EXERCISE BRIEF
Compile every line that includes the word "TypeScript".

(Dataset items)
********

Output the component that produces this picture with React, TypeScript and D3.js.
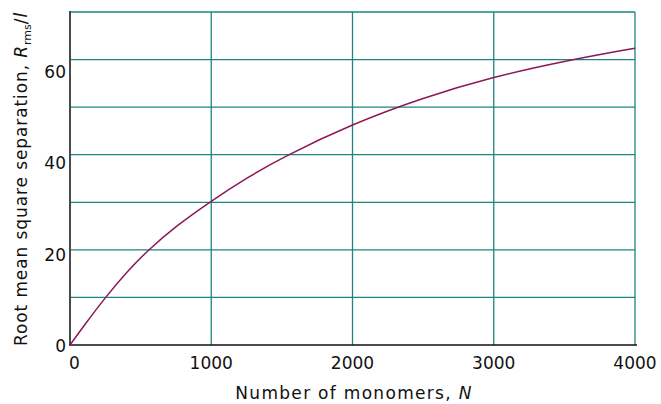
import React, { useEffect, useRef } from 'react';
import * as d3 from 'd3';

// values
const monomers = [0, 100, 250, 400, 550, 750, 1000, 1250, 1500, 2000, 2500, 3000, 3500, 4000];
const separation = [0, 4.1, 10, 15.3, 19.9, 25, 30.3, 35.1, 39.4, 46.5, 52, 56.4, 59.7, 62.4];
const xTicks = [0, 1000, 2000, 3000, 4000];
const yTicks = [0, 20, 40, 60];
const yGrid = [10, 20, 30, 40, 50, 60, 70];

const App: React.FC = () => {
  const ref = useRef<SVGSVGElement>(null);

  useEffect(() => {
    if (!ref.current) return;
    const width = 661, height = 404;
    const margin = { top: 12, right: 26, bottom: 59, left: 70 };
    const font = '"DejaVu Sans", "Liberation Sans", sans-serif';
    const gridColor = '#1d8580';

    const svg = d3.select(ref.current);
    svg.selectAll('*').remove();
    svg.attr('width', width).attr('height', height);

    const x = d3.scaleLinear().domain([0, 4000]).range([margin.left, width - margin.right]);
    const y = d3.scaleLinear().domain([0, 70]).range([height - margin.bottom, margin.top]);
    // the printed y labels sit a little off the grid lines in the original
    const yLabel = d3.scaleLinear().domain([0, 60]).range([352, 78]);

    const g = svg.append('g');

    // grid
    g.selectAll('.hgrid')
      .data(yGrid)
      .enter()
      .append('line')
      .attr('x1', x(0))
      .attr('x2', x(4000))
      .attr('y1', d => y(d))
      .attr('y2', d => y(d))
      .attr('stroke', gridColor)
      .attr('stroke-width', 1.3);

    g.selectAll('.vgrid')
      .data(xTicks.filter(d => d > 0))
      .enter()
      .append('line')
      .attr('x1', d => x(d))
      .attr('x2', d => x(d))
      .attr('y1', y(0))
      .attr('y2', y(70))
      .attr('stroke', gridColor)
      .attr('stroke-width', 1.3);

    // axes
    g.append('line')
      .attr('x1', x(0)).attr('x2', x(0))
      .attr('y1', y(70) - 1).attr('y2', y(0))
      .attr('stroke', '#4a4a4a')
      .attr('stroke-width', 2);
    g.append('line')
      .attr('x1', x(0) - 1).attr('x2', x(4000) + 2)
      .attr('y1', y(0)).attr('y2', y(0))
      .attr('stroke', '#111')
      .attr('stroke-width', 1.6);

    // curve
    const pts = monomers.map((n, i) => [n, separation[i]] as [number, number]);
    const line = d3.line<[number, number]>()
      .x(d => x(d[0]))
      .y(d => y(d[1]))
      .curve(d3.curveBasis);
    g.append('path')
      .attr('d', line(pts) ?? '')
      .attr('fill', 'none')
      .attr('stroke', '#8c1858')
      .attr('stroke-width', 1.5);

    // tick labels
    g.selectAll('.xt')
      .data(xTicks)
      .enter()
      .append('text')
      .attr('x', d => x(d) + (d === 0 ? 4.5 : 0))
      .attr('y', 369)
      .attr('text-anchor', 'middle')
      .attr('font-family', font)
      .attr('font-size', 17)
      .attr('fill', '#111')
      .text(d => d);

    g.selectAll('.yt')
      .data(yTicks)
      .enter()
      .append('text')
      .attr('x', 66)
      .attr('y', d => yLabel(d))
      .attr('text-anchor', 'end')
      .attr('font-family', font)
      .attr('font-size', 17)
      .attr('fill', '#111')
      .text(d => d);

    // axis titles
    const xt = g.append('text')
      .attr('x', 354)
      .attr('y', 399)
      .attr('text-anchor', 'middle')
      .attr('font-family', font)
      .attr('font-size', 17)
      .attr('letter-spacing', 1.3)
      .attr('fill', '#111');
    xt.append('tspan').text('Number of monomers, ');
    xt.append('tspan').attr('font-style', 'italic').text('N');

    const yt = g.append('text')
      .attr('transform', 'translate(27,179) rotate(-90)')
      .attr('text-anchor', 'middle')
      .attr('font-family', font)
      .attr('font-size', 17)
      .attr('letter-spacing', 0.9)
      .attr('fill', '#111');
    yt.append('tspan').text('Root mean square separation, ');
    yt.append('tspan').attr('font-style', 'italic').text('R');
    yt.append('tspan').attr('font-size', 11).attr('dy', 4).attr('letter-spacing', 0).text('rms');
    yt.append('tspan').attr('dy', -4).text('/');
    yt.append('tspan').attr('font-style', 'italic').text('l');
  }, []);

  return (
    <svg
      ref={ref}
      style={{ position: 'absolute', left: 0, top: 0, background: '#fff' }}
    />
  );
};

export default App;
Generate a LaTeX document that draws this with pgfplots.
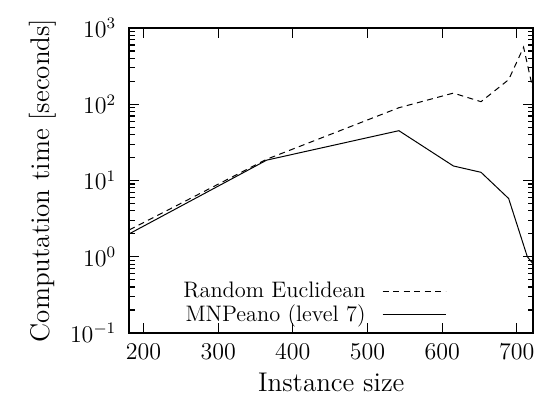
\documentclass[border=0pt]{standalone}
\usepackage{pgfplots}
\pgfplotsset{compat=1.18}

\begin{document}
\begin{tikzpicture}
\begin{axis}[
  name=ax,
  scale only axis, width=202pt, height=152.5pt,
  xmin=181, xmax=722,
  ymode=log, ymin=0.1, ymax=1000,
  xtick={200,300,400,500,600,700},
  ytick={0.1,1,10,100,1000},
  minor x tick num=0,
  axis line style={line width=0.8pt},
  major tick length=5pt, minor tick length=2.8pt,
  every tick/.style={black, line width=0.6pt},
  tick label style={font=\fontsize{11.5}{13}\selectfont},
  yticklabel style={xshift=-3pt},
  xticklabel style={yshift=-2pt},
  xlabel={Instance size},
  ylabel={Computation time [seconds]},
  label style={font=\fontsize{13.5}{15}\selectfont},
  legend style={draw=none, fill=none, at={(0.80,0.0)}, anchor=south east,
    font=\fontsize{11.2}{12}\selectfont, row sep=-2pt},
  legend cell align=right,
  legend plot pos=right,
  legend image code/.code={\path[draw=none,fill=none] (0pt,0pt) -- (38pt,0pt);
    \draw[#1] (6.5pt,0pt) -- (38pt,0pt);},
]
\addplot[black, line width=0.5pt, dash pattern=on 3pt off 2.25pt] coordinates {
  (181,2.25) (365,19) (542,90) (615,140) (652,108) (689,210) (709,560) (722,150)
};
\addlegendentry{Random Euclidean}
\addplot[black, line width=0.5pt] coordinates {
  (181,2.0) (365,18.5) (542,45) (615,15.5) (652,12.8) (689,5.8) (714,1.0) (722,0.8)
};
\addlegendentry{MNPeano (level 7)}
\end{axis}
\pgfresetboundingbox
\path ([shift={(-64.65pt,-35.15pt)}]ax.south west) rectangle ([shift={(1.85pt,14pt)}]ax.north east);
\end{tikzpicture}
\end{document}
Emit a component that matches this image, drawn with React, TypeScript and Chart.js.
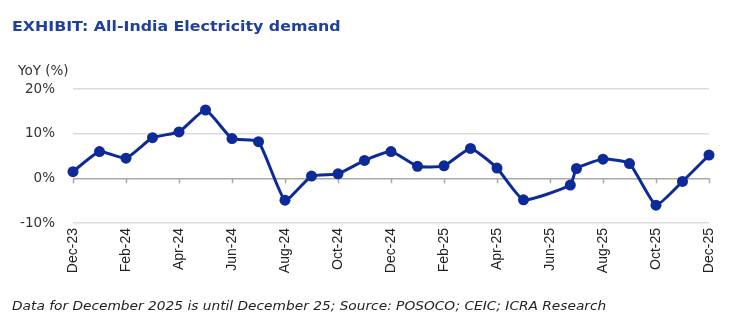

********

RESULT OF THIS TASK
Output the component that produces this picture with React, TypeScript and D3.js.
Emit a component that matches this image, drawn with React, TypeScript and Chart.js.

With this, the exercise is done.